┏━━

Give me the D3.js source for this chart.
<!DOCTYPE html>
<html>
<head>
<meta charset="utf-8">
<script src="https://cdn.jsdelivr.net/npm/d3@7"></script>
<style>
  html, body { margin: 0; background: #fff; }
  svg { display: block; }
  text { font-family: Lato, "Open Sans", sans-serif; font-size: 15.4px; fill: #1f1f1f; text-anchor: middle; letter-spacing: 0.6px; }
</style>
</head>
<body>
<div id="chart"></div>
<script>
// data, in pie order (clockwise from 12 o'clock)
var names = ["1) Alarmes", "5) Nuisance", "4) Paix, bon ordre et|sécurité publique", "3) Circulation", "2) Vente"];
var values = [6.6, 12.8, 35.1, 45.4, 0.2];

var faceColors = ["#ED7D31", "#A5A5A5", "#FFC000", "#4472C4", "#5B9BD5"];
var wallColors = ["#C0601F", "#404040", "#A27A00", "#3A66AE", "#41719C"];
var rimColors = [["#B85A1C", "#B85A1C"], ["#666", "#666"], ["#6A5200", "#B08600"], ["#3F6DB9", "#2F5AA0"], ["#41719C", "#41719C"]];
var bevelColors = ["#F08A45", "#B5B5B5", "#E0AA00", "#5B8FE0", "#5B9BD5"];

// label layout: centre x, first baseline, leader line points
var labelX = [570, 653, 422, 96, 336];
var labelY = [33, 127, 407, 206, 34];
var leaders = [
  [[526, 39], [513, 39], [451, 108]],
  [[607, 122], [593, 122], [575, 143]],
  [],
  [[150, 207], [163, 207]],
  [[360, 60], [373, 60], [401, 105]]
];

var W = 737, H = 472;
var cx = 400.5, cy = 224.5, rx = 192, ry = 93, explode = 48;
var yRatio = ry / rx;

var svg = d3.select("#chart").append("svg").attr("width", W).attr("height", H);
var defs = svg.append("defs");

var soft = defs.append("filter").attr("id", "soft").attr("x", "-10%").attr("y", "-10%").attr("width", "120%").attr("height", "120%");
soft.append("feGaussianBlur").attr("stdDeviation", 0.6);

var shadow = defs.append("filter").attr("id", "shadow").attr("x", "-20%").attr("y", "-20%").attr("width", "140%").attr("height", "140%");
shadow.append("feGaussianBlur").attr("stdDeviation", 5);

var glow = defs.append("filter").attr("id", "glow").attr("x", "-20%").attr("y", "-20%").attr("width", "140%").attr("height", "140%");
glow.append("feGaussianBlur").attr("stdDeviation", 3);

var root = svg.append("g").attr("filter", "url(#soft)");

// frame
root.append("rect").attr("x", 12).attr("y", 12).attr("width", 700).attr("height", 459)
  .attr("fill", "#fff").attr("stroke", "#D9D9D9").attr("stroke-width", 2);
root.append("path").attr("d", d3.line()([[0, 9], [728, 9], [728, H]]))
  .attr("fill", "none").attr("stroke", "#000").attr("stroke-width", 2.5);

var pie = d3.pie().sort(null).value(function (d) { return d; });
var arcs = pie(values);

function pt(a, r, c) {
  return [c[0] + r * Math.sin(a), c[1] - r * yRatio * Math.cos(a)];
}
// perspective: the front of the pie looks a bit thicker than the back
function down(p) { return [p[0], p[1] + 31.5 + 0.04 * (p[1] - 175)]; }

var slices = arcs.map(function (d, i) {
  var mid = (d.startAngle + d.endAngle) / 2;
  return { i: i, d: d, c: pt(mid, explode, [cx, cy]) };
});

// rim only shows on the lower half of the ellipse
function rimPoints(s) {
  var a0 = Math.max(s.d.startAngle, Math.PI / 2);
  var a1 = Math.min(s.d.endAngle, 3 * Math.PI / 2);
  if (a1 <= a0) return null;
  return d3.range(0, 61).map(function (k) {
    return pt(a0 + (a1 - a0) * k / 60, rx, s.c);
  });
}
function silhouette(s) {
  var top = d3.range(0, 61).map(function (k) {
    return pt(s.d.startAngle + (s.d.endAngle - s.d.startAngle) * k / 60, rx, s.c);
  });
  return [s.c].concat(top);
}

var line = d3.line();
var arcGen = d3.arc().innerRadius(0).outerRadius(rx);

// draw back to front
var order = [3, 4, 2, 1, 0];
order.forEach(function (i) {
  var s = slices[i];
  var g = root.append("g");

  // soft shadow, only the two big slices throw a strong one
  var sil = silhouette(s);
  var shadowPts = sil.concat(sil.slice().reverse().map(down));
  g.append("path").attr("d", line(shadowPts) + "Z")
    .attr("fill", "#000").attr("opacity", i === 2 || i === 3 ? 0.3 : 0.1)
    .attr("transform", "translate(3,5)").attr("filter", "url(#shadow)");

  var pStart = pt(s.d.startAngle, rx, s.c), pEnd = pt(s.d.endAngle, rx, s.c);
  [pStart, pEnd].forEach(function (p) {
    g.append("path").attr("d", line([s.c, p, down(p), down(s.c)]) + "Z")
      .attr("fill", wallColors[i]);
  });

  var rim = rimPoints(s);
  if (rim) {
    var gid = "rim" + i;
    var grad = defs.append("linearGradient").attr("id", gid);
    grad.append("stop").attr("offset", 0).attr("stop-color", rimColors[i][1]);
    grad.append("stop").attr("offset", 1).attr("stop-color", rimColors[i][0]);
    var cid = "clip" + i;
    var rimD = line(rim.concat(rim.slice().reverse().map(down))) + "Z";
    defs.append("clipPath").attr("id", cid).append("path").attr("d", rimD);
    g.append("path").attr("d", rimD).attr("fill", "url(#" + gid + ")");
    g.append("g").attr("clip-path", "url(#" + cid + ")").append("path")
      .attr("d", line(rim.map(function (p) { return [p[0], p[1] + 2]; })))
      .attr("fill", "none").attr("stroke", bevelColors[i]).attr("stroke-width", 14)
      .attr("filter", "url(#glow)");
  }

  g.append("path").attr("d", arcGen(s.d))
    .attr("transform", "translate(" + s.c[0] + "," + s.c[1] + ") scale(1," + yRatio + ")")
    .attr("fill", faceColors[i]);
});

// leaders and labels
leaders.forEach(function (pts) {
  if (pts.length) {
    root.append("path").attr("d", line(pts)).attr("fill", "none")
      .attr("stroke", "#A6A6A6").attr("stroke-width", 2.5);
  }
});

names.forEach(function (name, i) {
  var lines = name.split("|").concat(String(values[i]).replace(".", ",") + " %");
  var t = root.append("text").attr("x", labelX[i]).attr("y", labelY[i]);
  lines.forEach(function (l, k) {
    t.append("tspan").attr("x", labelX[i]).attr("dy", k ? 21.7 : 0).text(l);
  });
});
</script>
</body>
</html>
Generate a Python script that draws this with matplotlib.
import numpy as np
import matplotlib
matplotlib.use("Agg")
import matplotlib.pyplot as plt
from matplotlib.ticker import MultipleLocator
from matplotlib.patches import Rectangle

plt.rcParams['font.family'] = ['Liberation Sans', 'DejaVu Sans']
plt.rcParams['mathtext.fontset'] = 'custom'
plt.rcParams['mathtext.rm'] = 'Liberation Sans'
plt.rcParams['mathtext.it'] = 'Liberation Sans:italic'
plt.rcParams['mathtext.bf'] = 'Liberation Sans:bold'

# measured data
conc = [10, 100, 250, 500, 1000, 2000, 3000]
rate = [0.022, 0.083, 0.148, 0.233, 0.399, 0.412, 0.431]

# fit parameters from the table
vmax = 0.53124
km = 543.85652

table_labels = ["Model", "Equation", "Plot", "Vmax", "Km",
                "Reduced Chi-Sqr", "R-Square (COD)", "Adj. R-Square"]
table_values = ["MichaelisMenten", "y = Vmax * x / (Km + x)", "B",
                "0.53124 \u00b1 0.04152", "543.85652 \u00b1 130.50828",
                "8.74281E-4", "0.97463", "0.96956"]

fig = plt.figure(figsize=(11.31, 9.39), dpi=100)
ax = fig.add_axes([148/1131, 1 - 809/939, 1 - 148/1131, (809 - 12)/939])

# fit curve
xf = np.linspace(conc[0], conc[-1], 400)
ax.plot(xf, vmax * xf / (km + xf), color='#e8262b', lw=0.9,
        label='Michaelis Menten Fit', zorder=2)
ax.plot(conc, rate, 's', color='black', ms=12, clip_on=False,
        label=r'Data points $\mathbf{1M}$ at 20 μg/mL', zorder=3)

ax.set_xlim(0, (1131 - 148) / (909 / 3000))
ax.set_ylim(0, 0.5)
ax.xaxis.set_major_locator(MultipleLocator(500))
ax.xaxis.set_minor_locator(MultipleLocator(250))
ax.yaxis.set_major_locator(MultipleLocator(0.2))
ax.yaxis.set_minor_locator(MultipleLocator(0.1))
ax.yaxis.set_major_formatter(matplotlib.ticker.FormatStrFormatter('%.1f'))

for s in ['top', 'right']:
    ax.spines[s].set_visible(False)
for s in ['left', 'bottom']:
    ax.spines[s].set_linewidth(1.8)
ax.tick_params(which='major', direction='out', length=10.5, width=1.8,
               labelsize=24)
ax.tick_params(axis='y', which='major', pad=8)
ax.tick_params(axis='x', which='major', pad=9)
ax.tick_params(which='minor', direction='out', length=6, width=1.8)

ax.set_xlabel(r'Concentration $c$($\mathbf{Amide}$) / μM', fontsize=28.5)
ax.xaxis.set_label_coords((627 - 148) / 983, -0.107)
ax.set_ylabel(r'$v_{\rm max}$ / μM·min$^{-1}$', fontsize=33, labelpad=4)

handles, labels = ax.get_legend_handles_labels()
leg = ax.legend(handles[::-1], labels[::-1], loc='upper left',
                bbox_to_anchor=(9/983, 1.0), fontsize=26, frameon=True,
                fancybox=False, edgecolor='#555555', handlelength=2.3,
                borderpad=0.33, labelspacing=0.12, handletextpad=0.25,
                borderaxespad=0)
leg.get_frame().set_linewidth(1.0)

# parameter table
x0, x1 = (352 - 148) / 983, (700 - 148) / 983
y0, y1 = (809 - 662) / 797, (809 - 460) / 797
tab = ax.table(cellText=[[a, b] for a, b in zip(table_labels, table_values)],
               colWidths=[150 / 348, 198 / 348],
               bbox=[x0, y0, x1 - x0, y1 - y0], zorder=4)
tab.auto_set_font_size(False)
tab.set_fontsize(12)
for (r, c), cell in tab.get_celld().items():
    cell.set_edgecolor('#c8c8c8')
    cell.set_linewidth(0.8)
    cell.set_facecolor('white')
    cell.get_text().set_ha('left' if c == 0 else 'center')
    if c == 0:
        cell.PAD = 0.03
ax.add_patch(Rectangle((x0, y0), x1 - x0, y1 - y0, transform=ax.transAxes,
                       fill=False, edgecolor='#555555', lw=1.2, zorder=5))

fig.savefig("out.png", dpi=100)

┗━━

§ **Your goal**: Working from the data above, extract solely the lines from the one containing "Generate a Python" through the one containing "direction='out', length=6, width=1.8)", exactly as they appear, both included.

§ **Response to the task**:
Generate a Python script that draws this with matplotlib.
import numpy as np
import matplotlib
matplotlib.use("Agg")
import matplotlib.pyplot as plt
from matplotlib.ticker import MultipleLocator
from matplotlib.patches import Rectangle

plt.rcParams['font.family'] = ['Liberation Sans', 'DejaVu Sans']
plt.rcParams['mathtext.fontset'] = 'custom'
plt.rcParams['mathtext.rm'] = 'Liberation Sans'
plt.rcParams['mathtext.it'] = 'Liberation Sans:italic'
plt.rcParams['mathtext.bf'] = 'Liberation Sans:bold'

# measured data
conc = [10, 100, 250, 500, 1000, 2000, 3000]
rate = [0.022, 0.083, 0.148, 0.233, 0.399, 0.412, 0.431]

# fit parameters from the table
vmax = 0.53124
km = 543.85652

table_labels = ["Model", "Equation", "Plot", "Vmax", "Km",
                "Reduced Chi-Sqr", "R-Square (COD)", "Adj. R-Square"]
table_values = ["MichaelisMenten", "y = Vmax * x / (Km + x)", "B",
                "0.53124 \u00b1 0.04152", "543.85652 \u00b1 130.50828",
                "8.74281E-4", "0.97463", "0.96956"]

fig = plt.figure(figsize=(11.31, 9.39), dpi=100)
ax = fig.add_axes([148/1131, 1 - 809/939, 1 - 148/1131, (809 - 12)/939])

# fit curve
xf = np.linspace(conc[0], conc[-1], 400)
ax.plot(xf, vmax * xf / (km + xf), color='#e8262b', lw=0.9,
        label='Michaelis Menten Fit', zorder=2)
ax.plot(conc, rate, 's', color='black', ms=12, clip_on=False,
        label=r'Data points $\mathbf{1M}$ at 20 μg/mL', zorder=3)

ax.set_xlim(0, (1131 - 148) / (909 / 3000))
ax.set_ylim(0, 0.5)
ax.xaxis.set_major_locator(MultipleLocator(500))
ax.xaxis.set_minor_locator(MultipleLocator(250))
ax.yaxis.set_major_locator(MultipleLocator(0.2))
ax.yaxis.set_minor_locator(MultipleLocator(0.1))
ax.yaxis.set_major_formatter(matplotlib.ticker.FormatStrFormatter('%.1f'))

for s in ['top', 'right']:
    ax.spines[s].set_visible(False)
for s in ['left', 'bottom']:
    ax.spines[s].set_linewidth(1.8)
ax.tick_params(which='major', direction='out', length=10.5, width=1.8,
               labelsize=24)
ax.tick_params(axis='y', which='major', pad=8)
ax.tick_params(axis='x', which='major', pad=9)
ax.tick_params(which='minor', direction='out', length=6, width=1.8)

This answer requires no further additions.